Once a model or graph is added, its icon will appear in the session icon view window. Double­clicking on the icon displays the object, while right-clicking brings up a menu which lets you display or delete the object. You can browse the dataset, look at summary statistics and correlations, and save and revisit estimation results (Models) and graphs.

The model table is a way of combining several estimated models into a single table. This is very useful for model comparison. From the gretl manual ((Cottrell and Lucchetti, 2011, pp. 16-17)):

In econometric research it is common to estimate several models with a common depen­dent variable the models contain different independent variables or are estimated using different estimators. In this situation it is convenient to present the regression results in the form of a table, where each column contains the results (coefficient estimates and standard errors) for a given model, and each row contains the estimates for a given variable across the models.

In the Icon view window gretl provides a means of constructing such a table (and copying it in plain text, LTEX or Rich Text Format). Here is how to do it:

1. Estimate a model which you wish to include in the table, and in the model display window, under the File menu, select Save to session as icon or Save as icon and close.

2. Repeat step 1 for the other models to be included in the table (up to a total of six models).

3. When you are done estimating the models, open the icon view of your gretl session, by selecting Icon view under the View menu in the main gretl window, or by clicking the session icon view icon on the gretl toolbar.

4. In the Icon view, there is an icon labeled Model table.
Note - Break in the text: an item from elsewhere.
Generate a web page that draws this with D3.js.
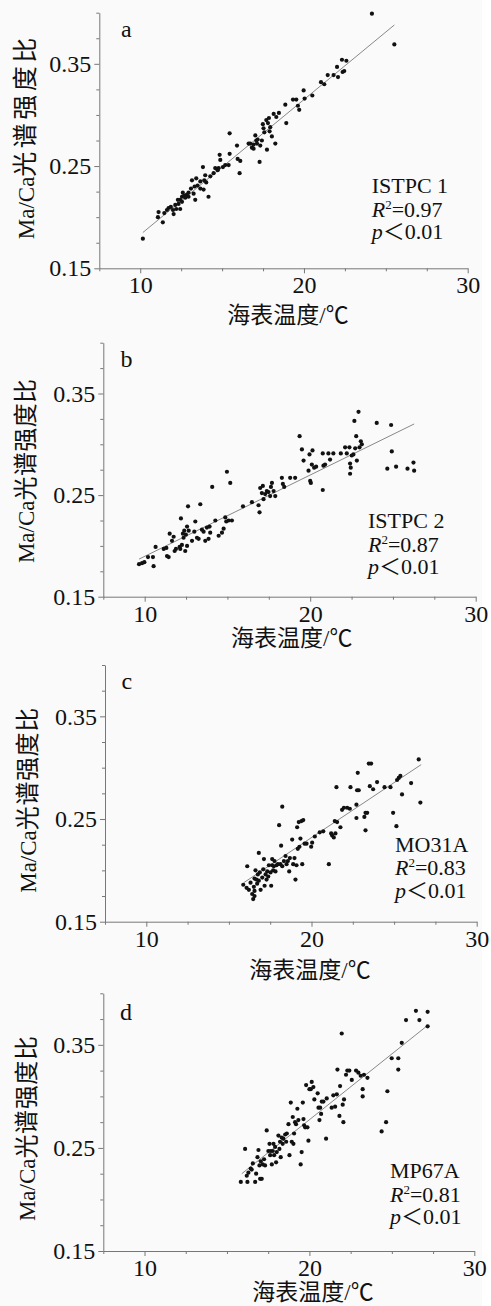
<!DOCTYPE html>
<html>
<head>
<meta charset="utf-8">
<script src="https://cdn.jsdelivr.net/npm/d3@7"></script>
<style>
body { margin: 0; background: #fff; }
svg { display: block; }
</style>
</head>
<body>
<svg id="chart" width="491" height="1306"></svg>
<script>
// tick values + labels
const xTickValues = [7.5, 10, 12.5, 15, 17.5, 20, 22.5, 25, 27.5, 30]
const xTickLabels = [10, 20, 30]
const yTickValues = [0.15, 0.175, 0.2, 0.225, 0.25, 0.275, 0.3, 0.325, 0.35, 0.375, 0.4]
const yTickLabels = [0.15, 0.25, 0.35]

const panelLetters = ["a", "b", "c", "d"]
const siteNames = ["ISTPC 1", "ISTPC 2", "MO31A", "MP67A"]
const r2Values = ["0.97", "0.87", "0.83", "0.81"]
const xTitle = "海表温度/℃"
const yTitleLatin = "Ma/Ca"
const yTitleCjk = "光谱强度比"

// points [SST, Ma/Ca]
const ptsA = [[10.16,0.179],[11.12,0.205],[11.08,0.200],[11.38,0.195],[11.47,0.204],[11.73,0.209],[11.87,0.210],[12.04,0.203],[12.14,0.212],[12.2,0.208],[12.34,0.213],[12.44,0.208],[12.44,0.217],[12.55,0.220],[12.6,0.224],[12.69,0.221],[12.85,0.222],[12.95,0.224],[13.1,0.228],[13.16,0.236],[13.26,0.223],[13.36,0.217],[13.42,0.238],[13.5,0.231],[13.67,0.235],[13.83,0.249],[13.87,0.227],[13.97,0.241],[14.03,0.234],[14.17,0.220],[14.28,0.240],[14.48,0.243],[14.58,0.248],[14.73,0.246],[14.85,0.261],[14.89,0.256],[15.05,0.249],[15.19,0.251],[15.4,0.251],[15.46,0.262],[15.46,0.282],[15.91,0.270],[15.95,0.257],[16.11,0.255],[16.07,0.243],[16.62,0.272],[16.82,0.268],[16.92,0.271],[17.03,0.280],[17.09,0.275],[17.17,0.276],[17.29,0.254],[17.33,0.270],[17.43,0.275],[17.49,0.291],[17.58,0.283],[17.7,0.295],[17.74,0.266],[17.8,0.292],[17.86,0.297],[17.9,0.284],[17.94,0.288],[18.04,0.279],[18.15,0.301],[18.25,0.272],[18.31,0.298],[18.47,0.302],[18.86,0.310],[18.92,0.292],[19.33,0.315],[19.53,0.315],[19.63,0.309],[19.71,0.305],[19.98,0.324],[20.04,0.316],[20.51,0.319],[21.04,0.332],[21.24,0.330],[21.45,0.339],[21.81,0.339],[22.02,0.347],[22.08,0.337],[22.32,0.354],[22.36,0.342],[22.46,0.343],[22.59,0.353],[24.15,0.399],[25.52,0.369],[12.3,0.217],[12.55,0.215],[12.75,0.219],[12.0,0.207],[11.63,0.207],[13.32,0.230],[12.95,0.220],[13.67,0.228],[14.79,0.248],[13.91,0.236],[16.92,0.267],[17.13,0.272],[17.53,0.287],[16.72,0.272]]

const ptsB = [[9.66,0.182],[9.84,0.183],[9.98,0.184],[10.2,0.189],[10.5,0.189],[10.54,0.180],[10.66,0.199],[11.15,0.197],[11.31,0.198],[11.35,0.190],[11.45,0.189],[11.51,0.212],[11.65,0.205],[11.75,0.209],[11.81,0.195],[11.89,0.197],[12.11,0.199],[12.15,0.197],[12.19,0.227],[12.25,0.201],[12.31,0.212],[12.35,0.208],[12.39,0.215],[12.45,0.195],[12.49,0.211],[12.56,0.219],[12.56,0.200],[12.62,0.239],[12.66,0.215],[12.86,0.205],[13.0,0.214],[13.06,0.224],[13.16,0.208],[13.26,0.207],[13.36,0.241],[13.46,0.216],[13.56,0.214],[13.66,0.205],[13.76,0.218],[13.86,0.207],[13.92,0.219],[13.96,0.213],[14.08,0.258],[14.27,0.225],[14.47,0.210],[14.67,0.213],[14.77,0.217],[14.87,0.228],[14.93,0.224],[14.97,0.273],[15.07,0.225],[15.17,0.262],[15.27,0.225],[15.94,0.239],[16.48,0.243],[16.88,0.240],[16.94,0.233],[16.98,0.257],[17.08,0.252],[17.14,0.259],[17.18,0.246],[17.28,0.251],[17.38,0.254],[17.48,0.253],[17.58,0.249],[17.63,0.258],[17.69,0.262],[17.79,0.254],[17.89,0.249],[18.29,0.267],[18.35,0.261],[18.43,0.258],[18.79,0.267],[19.09,0.267],[19.36,0.308],[19.5,0.295],[19.6,0.284],[19.9,0.274],[19.96,0.290],[20.0,0.264],[20.04,0.262],[20.14,0.294],[20.1,0.280],[20.24,0.277],[20.36,0.278],[20.76,0.255],[20.76,0.291],[20.8,0.279],[20.9,0.280],[21.1,0.291],[21.2,0.285],[21.4,0.291],[21.85,0.291],[22.11,0.297],[22.21,0.291],[22.37,0.297],[22.41,0.281],[22.41,0.271],[22.45,0.277],[22.51,0.289],[22.61,0.290],[22.67,0.323],[22.72,0.296],[22.78,0.308],[22.82,0.284],[22.92,0.332],[22.98,0.297],[23.06,0.303],[23.12,0.300],[24.02,0.321],[24.66,0.276],[24.89,0.319],[24.93,0.293],[25.19,0.278],[25.88,0.276],[26.24,0.282],[26.28,0.274]]

const ptsC = [[15.87,0.186],[16.07,0.183],[16.11,0.204],[16.21,0.181],[16.31,0.188],[16.41,0.177],[16.47,0.172],[16.51,0.184],[16.55,0.192],[16.61,0.200],[16.67,0.191],[16.71,0.187],[16.75,0.196],[16.81,0.217],[16.87,0.198],[16.92,0.181],[17.02,0.193],[17.08,0.201],[17.12,0.211],[17.22,0.196],[17.28,0.191],[17.38,0.194],[17.42,0.205],[17.52,0.198],[17.56,0.185],[17.62,0.211],[17.68,0.200],[17.72,0.204],[17.76,0.209],[17.82,0.199],[17.88,0.205],[17.96,0.206],[18.04,0.244],[18.12,0.206],[18.16,0.224],[18.23,0.262],[18.33,0.209],[18.43,0.214],[18.49,0.206],[18.57,0.209],[18.65,0.199],[18.69,0.212],[18.83,0.230],[18.89,0.206],[18.97,0.212],[19.03,0.191],[19.09,0.205],[19.13,0.242],[19.17,0.221],[19.23,0.247],[19.27,0.223],[19.33,0.231],[19.39,0.248],[19.44,0.206],[19.5,0.249],[19.58,0.226],[19.7,0.226],[19.98,0.223],[20.04,0.227],[20.2,0.233],[20.5,0.237],[20.71,0.238],[21.05,0.206],[21.19,0.236],[21.25,0.234],[21.35,0.232],[21.41,0.248],[21.45,0.236],[21.51,0.281],[21.55,0.247],[21.75,0.242],[21.85,0.259],[21.96,0.261],[22.16,0.261],[22.32,0.260],[22.36,0.281],[22.72,0.251],[22.72,0.264],[22.76,0.278],[22.8,0.295],[22.86,0.278],[23.2,0.252],[23.27,0.256],[23.27,0.239],[23.37,0.256],[23.47,0.304],[23.53,0.282],[23.61,0.304],[23.73,0.279],[23.97,0.286],[24.42,0.281],[24.78,0.281],[24.94,0.256],[25.14,0.243],[25.18,0.288],[25.28,0.290],[25.38,0.292],[25.48,0.274],[26.03,0.285],[26.49,0.308],[26.59,0.266],[16.55,0.180],[17.16,0.185],[17.32,0.199],[17.62,0.205],[18.23,0.204],[16.55,0.175],[16.81,0.190]]

const ptsD = [[15.84,0.217],[16.1,0.249],[16.2,0.223],[16.24,0.217],[16.3,0.226],[16.44,0.230],[16.5,0.229],[16.57,0.235],[16.71,0.217],[16.77,0.225],[16.85,0.241],[16.91,0.248],[16.97,0.233],[17.01,0.220],[17.05,0.237],[17.11,0.220],[17.17,0.234],[17.25,0.239],[17.31,0.233],[17.41,0.267],[17.51,0.247],[17.58,0.254],[17.62,0.243],[17.66,0.247],[17.72,0.234],[17.78,0.247],[17.82,0.254],[17.86,0.243],[17.92,0.251],[17.98,0.236],[18.02,0.246],[18.12,0.262],[18.18,0.249],[18.22,0.256],[18.26,0.241],[18.32,0.260],[18.38,0.254],[18.42,0.259],[18.53,0.263],[18.59,0.256],[18.63,0.264],[18.73,0.273],[18.79,0.243],[18.87,0.294],[18.93,0.256],[18.99,0.280],[19.03,0.254],[19.07,0.264],[19.13,0.275],[19.19,0.273],[19.27,0.288],[19.33,0.277],[19.47,0.234],[19.53,0.246],[19.6,0.294],[19.64,0.278],[19.68,0.272],[19.74,0.270],[19.8,0.311],[19.88,0.270],[19.94,0.257],[20.0,0.307],[20.08,0.307],[20.14,0.314],[20.24,0.309],[20.3,0.297],[20.5,0.303],[20.55,0.289],[20.61,0.277],[20.65,0.289],[20.71,0.283],[20.75,0.295],[20.85,0.295],[21.01,0.259],[21.05,0.298],[21.35,0.289],[21.45,0.301],[21.56,0.290],[21.66,0.302],[21.7,0.326],[21.82,0.281],[21.86,0.310],[21.96,0.361],[22.02,0.292],[22.06,0.275],[22.1,0.297],[22.22,0.321],[22.3,0.325],[22.42,0.325],[22.57,0.316],[22.83,0.325],[22.97,0.323],[23.11,0.320],[23.23,0.307],[23.23,0.300],[23.31,0.321],[23.52,0.318],[24.38,0.266],[24.65,0.275],[24.73,0.305],[24.99,0.337],[25.39,0.337],[25.39,0.326],[25.6,0.352],[25.86,0.374],[26.46,0.383],[26.67,0.374],[27.17,0.382],[27.17,0.368]]

// fitted line ends
const fitA = [[10.16, 0.185], [25.52, 0.388]]
const fitB = [[9.66, 0.187], [26.28, 0.320]]
const fitC = [[15.9, 0.188], [26.64, 0.303]]
const fitD = [[15.9, 0.225], [27.18, 0.369]]

const allPts = [ptsA, ptsB, ptsC, ptsD]
const allFits = [fitA, fitB, fitC, fitD]

// where each panel sits on the page
const panels = [
    { left: 99.3, right: 467.7, top: 12.7, bottom: 268.3, letterX: 121, letterY: 37, noteX: 371.7, noteY: 193, yTitleX: 28.3, yTitleY: 136.7, cjkSize: 25, cjkGap: 3.5, xTitleX: 288, xTitleY: 322.5 },
    { left: 103.3, right: 475.7, top: 342.7, bottom: 596.7, letterX: 120.5, letterY: 366.7, noteX: 368, noteY: 528.3, yTitleX: 28.3, yTitleY: 470.8, cjkSize: 24, cjkGap: 0.4, xTitleX: 291.7, xTitleY: 646 },
    { left: 105, right: 476.7, top: 665, bottom: 921.7, letterX: 121.5, letterY: 689, noteX: 395, noteY: 851.7, yTitleX: 30, yTitleY: 800, cjkSize: 24, cjkGap: 0.6, xTitleX: 310, xTitleY: 977.5 },
    { left: 103.3, right: 474.3, top: 993.3, bottom: 1251, letterX: 120, letterY: 1020, noteX: 390, noteY: 1178.3, yTitleX: 29.3, yTitleY: 1128.3, cjkSize: 24, cjkGap: 0.6, xTitleX: 313, xTitleY: 1300 }
]

const serif = "'Liberation Serif', 'Times New Roman', serif"
const cjk = "'Noto Sans CJK SC', sans-serif"

var svg = d3.select("#chart")

svg.append("rect")
    .attr("width", 482).attr("height", 1306)
    .attr("fill", "#fafafa")

panels.forEach((p, i) => {
    var x = d3.scaleLinear().domain([7.5, 30]).range([p.left, p.right])
    var y = d3.scaleLinear().domain([0.15, 0.40]).range([p.bottom, p.top])

    var g = svg.append("g")

    // x axis
    var gx = g.append("g")
        .attr("transform", `translate(0,${p.bottom})`)
        .call(d3.axisBottom(x)
            .tickValues(xTickValues)
            .tickSize(5)
            .tickSizeOuter(0)
            .tickPadding(3)
            .tickFormat(d => xTickLabels.includes(d) ? d : ""))
    gx.selectAll(".tick").filter(d => !xTickLabels.includes(d))
        .select("line").attr("y2", 3)

    // y axis
    var gy = g.append("g")
        .attr("transform", `translate(${p.left},0)`)
        .call(d3.axisLeft(y)
            .tickValues(yTickValues)
            .tickSize(5)
            .tickSizeOuter(0)
            .tickPadding(3)
            .tickFormat(d => yTickLabels.some(v => Math.abs(v - d) < 1e-6) ? d3.format(".2f")(d) : ""))
    gy.selectAll(".tick").filter(d => !yTickLabels.some(v => Math.abs(v - d) < 1e-6))
        .select("line").attr("x2", -3)

    g.selectAll(".domain, .tick line").attr("stroke", "#777")
    g.selectAll(".tick text")
        .style("font-family", serif)
        .style("font-size", "24px")
        .attr("fill", "#111")

    // fit line
    g.append("line")
        .attr("x1", x(allFits[i][0][0])).attr("y1", y(allFits[i][0][1]))
        .attr("x2", x(allFits[i][1][0])).attr("y2", y(allFits[i][1][1]))
        .attr("stroke", "#888")
        .attr("stroke-width", 1)

    // points
    g.selectAll("circle")
        .data(allPts[i])
        .enter().append("circle")
        .attr("cx", d => x(d[0]))
        .attr("cy", d => y(d[1]))
        .attr("r", 2.1)
        .attr("fill", "#111")

    // panel letter
    g.append("text")
        .attr("x", p.letterX).attr("y", p.letterY)
        .style("font-family", serif).style("font-size", "24px")
        .attr("fill", "#111")
        .text(panelLetters[i])

    // stats text
    var note = g.append("g")
        .style("font-family", serif).style("font-size", "22px")
        .attr("fill", "#111")
    note.append("text")
        .attr("x", p.noteX).attr("y", p.noteY)
        .text(siteNames[i])
    var r2 = note.append("text")
        .attr("x", p.noteX).attr("y", p.noteY + 23.5)
    r2.append("tspan").style("font-style", "italic").text("R")
    r2.append("tspan").style("font-size", "13px").attr("dy", -8).text("2")
    r2.append("tspan").attr("dy", 8).text("=" + r2Values[i])
    var pv = note.append("text")
        .attr("x", p.noteX).attr("y", p.noteY + 46)
    pv.append("tspan").style("font-style", "italic").text("p")
    pv.append("tspan").style("font-family", cjk).text("＜")
    pv.append("tspan").text("0.01")

    // axis titles
    var xt = g.append("text")
        .attr("x", p.xTitleX).attr("y", p.xTitleY)
        .attr("text-anchor", "middle")
        .attr("fill", "#111")
        .style("font-size", "23px")
        .style("font-family", cjk)
    xt.append("tspan").text(xTitle.slice(0, 4))
    xt.append("tspan").style("font-family", serif).text("/")
    xt.append("tspan").text(xTitle.slice(5))

    var yt = g.append("text")
        .attr("transform", `translate(${p.yTitleX},${p.yTitleY}) rotate(-90)`)
        .attr("text-anchor", "middle")
        .attr("dy", "0.35em")
        .attr("fill", "#111")
    yt.append("tspan").style("font-family", serif).style("font-size", "23px").text(yTitleLatin)
    yt.append("tspan").style("font-family", cjk).style("font-size", p.cjkSize + "px")
        .style("letter-spacing", p.cjkGap + "px").text(yTitleCjk)
})
</script>
</body>
</html>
Decide which model you wish to appear in the left-most column of the model table and add it to the table,

either by dragging its icon onto the Model table icon, or by right-clicking on the model icon and selecting Add to model table from the pop-up menu.

5. Repeat step 4 for the other models you wish to include in the table. The second model selected will appear in the second column from the left, and so on.

6. When you are finished composing the model table, display it by double-clicking on its icon. Under the Edit menu in the window which appears, you have the option of copying the table to the clipboard in various formats.

7. If the ordering of the models in the table is not what you wanted, right-click on the model table icon and select Clear table. Then go back to step 4 above and try again.

In section 6.4 you’ll find an example that uses the model table and a Figure (6.13) that illustrates the result.